As chief executive of Crossrail Ltd, it won’t come as a surprise that the question I get asked the most is “When is Crossrail going to open?”
We have a detailed plan to get the Elizabeth line open to passengers through central London between October 2020 and March 2021, but people often want to know what’s taking so long.
These are questions which don’t have short or easy answers. There is a huge amount still to do before the Elizabeth line can open and due to the complexity of the remaining work, the Crossrail project is now in its most critical and challenging phase.
It’s been nine hard but amazing months since I joined Crossrail in November last year, this followed the announcement by the previous leadership team that the central section of the Elizabeth line would not be opening in December 2018 as ambitiously planned. In April this year we were able to provide the six-month delivery window for opening and now, five months on, we are working hard work to narrow that window and provide Londoners and London businesses with more certainty.

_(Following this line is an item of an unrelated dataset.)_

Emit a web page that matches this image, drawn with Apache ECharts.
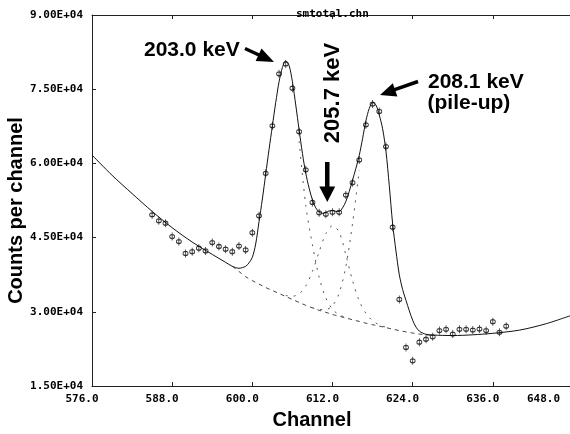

So much relies on the next six months. We’ve now got 120 key project milestones, many of which need to be achieved by the end of this year, and we also need to complete testing of the train and signalling system. We’re working hard with our Tier One contractors to help their station delivery teams finish the job safely and as quickly as they can so they move on to other projects and we can integrate the nine new stations with the rest of the railway
The start of Trial Running will be our priority in the first quarter of 2020 – running test trains to a timetable to build reliability and fix any remaining software bugs. Trial Running will enable us to provide more certainty around the central section opening date once we start to fully test the railway. Then we will have more certainty about when the full railway will open – connecting central London to the eastern section to Shenfield in Essex and then, finally, the western section to Reading and Heathrow.
While we acknowledge there’s still so much to do, it’s important to highlight the progress we’ve achieved so far:
We began our multi-train testing in the tunnels in June with trains running close to each other at higher speeds
Testing and commissioning activity is taking place at all central section stations except at Bond Street where fit-out and systems installation continues
Fit-out of the tunnels is almost complete, and very soon we’ll soon begin hand over of the completed shafts and portals
We’ve got a joint team of senior technical experts from Bombardier, Siemens and Crossrail working together to quickly find solutions to integrating the train and signalling systems
Fifteen new class 345 trains are in operation with TfL Rail on the eastern and western parts of the route, building reliability and achieving a high standard of performance
The first nine-car (full-length) train is now in passenger service from Paddington to Hayes & Harlington
Network Rail has awarded contracts for the construction of the remaining new or enhanced ticket halls at Southall, Hayes & Harlington, West Drayton, Ealing Broadway, West Ealing and Acton Main Line stations.
From December this year, TfL will be running services between Paddington and Reading, and early next year we’ll get the new trains running through another complex signalling system down to Heathrow Airport.
Crossrail remains a hugely complex project, with significant integration and testing work remaining. We are fully focused on completing the Elizabeth line as quickly as possible. Ensuring that it opens safely and reliably for the millions of people who will use it every day, and providing new journey options for generations to come, means we have to get it right.